■ **Aim of the task**:
Exactly repeat the lines starting at the one that holds "Generate a Python" and ending at the one that holds "import plotly.graph_objects as go". Both end lines count; leave out everything else.

[Start of Task material]

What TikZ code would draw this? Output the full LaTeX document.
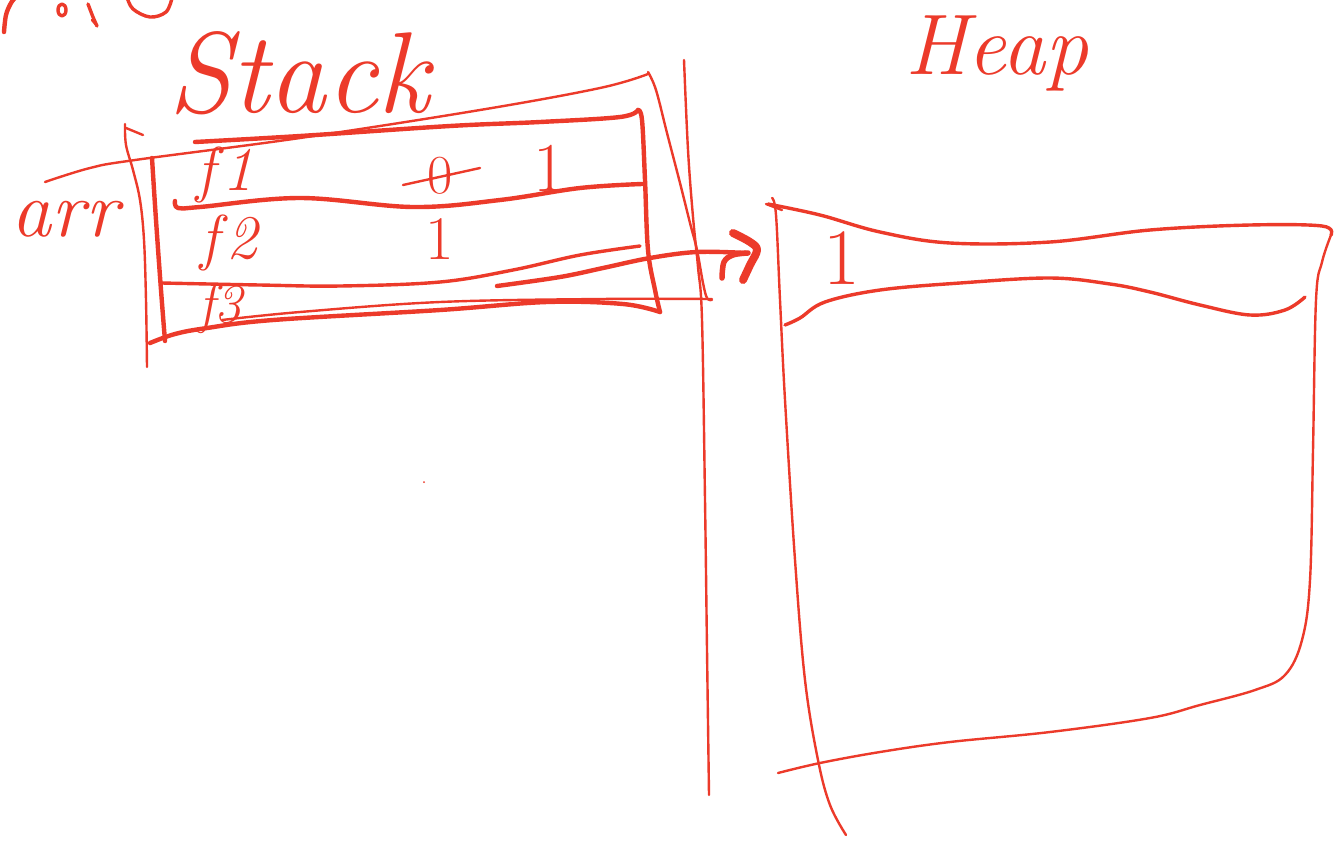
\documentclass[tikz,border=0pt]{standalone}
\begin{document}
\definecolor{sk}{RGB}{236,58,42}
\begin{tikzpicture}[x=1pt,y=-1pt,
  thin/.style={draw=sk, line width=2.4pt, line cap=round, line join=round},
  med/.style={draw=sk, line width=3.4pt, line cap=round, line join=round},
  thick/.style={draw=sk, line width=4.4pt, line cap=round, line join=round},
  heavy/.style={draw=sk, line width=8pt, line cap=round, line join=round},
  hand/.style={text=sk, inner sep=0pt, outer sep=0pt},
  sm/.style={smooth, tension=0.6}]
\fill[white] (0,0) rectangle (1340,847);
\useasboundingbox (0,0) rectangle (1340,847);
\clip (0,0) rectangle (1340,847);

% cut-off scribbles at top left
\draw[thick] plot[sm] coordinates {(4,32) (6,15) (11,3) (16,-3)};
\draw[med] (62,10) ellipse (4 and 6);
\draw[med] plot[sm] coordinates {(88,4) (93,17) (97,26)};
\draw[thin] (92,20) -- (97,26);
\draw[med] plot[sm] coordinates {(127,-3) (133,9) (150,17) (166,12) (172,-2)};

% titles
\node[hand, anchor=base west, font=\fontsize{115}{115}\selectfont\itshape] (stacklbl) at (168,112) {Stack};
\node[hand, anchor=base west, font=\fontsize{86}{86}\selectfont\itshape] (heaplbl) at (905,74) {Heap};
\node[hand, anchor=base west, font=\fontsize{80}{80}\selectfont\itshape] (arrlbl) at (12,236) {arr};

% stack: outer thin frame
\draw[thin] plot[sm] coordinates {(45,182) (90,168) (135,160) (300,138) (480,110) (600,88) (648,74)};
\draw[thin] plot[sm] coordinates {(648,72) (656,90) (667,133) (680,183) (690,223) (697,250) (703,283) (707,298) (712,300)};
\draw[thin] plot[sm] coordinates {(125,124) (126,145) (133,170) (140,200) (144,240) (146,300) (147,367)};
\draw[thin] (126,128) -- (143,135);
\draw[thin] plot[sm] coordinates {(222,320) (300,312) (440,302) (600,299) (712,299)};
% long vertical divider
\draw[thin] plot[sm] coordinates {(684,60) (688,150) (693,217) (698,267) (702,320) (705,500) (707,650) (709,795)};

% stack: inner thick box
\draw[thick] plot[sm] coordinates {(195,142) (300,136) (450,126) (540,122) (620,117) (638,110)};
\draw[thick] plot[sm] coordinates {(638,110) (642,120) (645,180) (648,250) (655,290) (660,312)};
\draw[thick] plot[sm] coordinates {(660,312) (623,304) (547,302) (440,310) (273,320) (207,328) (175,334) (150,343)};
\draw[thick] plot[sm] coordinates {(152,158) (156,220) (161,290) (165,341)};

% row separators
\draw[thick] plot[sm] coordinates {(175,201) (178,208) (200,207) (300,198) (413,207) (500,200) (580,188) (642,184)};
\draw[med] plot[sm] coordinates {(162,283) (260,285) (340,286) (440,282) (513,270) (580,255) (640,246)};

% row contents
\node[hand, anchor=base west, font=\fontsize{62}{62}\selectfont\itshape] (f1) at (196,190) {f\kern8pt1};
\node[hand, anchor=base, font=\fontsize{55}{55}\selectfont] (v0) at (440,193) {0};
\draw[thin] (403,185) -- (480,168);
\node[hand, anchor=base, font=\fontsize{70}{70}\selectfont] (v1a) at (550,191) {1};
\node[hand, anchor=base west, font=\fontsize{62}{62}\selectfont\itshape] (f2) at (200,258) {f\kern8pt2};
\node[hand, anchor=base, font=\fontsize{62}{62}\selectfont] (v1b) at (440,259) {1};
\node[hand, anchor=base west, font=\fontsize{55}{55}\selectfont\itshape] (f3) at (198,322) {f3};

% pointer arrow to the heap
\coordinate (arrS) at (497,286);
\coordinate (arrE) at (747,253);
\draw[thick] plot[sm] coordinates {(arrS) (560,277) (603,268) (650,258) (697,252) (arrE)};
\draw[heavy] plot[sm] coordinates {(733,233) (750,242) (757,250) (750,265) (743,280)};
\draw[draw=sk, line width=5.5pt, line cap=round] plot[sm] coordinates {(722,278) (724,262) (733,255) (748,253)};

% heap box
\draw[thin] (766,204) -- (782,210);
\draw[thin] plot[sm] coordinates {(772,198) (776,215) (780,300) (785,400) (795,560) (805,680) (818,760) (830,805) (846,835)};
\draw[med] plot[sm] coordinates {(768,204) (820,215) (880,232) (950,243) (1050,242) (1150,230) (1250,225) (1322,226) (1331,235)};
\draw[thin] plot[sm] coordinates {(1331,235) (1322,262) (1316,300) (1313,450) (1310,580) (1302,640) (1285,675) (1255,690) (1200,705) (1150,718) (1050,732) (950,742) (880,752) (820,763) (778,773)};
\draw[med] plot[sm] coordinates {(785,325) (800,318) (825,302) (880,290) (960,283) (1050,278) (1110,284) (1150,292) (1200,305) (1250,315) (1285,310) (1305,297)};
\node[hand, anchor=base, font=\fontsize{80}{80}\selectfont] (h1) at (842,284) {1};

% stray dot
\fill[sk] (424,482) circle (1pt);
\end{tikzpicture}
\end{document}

[End of Task material]
[Start of Task material]

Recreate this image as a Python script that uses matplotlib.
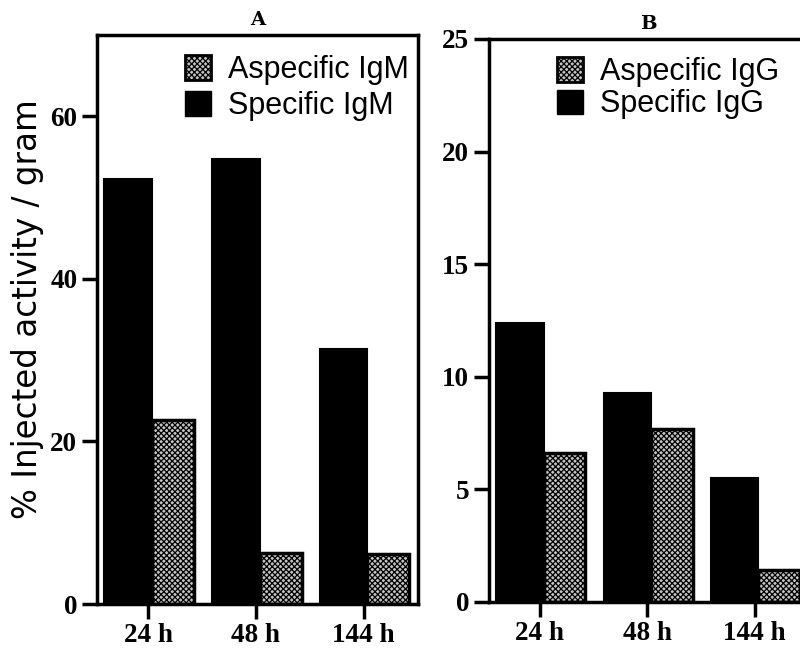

[End of Task material]
[Start of Task material]

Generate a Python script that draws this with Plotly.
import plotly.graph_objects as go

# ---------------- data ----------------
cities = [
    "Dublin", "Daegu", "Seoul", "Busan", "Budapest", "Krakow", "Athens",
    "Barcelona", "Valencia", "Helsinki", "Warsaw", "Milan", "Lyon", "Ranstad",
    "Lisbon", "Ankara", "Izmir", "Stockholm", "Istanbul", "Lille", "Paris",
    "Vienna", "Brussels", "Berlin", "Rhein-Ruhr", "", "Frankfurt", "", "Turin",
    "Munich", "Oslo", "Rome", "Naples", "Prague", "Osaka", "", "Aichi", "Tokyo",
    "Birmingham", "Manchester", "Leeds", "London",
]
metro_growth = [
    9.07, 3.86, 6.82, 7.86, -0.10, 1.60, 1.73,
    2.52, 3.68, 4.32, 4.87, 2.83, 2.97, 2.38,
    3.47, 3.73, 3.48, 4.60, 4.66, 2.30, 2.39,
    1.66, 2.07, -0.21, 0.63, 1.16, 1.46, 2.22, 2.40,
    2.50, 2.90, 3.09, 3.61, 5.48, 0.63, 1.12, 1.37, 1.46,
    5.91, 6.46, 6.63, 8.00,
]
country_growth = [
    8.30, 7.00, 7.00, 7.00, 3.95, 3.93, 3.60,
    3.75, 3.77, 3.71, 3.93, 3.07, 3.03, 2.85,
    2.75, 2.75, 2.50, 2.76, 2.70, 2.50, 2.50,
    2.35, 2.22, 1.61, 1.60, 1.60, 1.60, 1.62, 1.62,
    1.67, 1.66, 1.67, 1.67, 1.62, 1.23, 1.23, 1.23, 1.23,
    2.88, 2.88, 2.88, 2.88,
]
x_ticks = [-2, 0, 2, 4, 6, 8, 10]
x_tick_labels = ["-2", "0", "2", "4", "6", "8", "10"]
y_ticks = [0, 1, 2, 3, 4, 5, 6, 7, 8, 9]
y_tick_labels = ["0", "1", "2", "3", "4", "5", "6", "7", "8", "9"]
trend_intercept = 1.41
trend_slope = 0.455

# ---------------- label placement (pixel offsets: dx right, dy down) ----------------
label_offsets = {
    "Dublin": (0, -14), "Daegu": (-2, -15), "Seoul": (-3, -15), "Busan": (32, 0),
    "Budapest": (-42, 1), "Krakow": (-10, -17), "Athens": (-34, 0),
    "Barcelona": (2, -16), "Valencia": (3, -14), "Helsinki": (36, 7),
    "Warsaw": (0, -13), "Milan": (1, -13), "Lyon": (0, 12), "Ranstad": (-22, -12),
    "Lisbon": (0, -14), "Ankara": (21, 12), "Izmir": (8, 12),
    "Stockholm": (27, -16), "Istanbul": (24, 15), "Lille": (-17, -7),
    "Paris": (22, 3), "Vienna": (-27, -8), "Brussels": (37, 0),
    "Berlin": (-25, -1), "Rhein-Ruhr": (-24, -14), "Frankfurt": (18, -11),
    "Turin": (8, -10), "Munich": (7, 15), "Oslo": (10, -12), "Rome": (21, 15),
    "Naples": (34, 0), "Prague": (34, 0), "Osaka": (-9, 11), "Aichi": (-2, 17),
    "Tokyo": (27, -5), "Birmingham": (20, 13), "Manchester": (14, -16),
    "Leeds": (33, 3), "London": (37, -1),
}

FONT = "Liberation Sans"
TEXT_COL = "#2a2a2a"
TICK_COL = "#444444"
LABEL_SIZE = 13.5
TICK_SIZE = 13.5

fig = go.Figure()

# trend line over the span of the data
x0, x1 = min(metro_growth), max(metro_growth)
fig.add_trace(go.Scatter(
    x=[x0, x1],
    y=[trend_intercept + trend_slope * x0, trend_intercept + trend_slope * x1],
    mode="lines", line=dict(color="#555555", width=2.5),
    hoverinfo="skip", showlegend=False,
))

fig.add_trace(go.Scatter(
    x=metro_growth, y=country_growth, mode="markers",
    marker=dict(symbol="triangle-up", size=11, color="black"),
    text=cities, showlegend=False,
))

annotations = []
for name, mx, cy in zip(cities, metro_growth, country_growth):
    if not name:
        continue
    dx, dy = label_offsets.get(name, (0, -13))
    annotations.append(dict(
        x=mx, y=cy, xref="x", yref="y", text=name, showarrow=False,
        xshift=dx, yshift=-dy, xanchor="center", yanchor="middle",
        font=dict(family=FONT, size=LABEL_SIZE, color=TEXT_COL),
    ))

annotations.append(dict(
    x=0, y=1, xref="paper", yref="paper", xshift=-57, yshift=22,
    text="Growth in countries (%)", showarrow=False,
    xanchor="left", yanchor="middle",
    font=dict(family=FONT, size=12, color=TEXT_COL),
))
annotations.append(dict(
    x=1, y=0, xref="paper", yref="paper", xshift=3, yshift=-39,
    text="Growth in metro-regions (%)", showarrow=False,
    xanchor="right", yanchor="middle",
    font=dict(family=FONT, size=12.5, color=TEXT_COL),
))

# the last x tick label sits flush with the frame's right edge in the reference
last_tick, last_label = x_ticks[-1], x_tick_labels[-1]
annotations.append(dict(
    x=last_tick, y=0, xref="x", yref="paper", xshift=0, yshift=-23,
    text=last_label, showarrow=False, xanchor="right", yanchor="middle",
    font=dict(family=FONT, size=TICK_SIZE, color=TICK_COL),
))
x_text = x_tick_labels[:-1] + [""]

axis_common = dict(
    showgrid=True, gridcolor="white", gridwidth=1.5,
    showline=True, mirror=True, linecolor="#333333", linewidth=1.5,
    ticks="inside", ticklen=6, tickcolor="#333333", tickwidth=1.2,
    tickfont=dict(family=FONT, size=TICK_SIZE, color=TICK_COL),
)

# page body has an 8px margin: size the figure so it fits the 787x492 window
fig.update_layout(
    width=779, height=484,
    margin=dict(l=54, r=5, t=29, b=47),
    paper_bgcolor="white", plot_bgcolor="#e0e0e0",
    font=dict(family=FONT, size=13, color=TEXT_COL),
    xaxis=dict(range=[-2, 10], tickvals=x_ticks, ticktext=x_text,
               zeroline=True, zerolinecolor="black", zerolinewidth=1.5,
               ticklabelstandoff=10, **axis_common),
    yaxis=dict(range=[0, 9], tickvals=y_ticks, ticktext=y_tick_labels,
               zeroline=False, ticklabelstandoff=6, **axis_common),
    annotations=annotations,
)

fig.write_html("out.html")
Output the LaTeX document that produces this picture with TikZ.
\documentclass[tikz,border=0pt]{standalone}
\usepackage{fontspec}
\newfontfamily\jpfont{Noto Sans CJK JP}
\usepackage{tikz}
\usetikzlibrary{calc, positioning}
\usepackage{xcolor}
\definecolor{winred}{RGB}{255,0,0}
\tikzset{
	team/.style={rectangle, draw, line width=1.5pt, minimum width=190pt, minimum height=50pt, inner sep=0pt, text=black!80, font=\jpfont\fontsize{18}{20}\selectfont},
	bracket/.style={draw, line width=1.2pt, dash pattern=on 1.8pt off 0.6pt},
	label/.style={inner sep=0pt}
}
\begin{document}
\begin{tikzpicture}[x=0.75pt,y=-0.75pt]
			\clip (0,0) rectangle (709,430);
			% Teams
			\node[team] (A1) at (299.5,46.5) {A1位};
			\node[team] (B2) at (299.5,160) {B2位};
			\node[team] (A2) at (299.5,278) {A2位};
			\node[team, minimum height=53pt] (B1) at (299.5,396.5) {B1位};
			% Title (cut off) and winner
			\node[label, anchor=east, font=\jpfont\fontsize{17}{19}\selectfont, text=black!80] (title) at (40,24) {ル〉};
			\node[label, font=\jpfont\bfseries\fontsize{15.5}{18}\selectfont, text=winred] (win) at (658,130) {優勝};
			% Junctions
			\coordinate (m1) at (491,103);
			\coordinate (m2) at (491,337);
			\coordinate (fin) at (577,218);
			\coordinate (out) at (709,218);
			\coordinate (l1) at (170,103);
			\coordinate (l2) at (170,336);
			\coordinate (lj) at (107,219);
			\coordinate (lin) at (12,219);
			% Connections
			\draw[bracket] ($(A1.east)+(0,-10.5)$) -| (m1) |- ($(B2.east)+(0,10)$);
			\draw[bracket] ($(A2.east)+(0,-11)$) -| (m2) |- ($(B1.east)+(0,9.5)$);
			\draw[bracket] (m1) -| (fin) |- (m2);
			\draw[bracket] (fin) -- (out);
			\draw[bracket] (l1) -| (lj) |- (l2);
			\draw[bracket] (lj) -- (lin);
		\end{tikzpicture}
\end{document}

[End of Task material]

■ **Final result**:
Generate a Python script that draws this with Plotly.
import plotly.graph_objects as go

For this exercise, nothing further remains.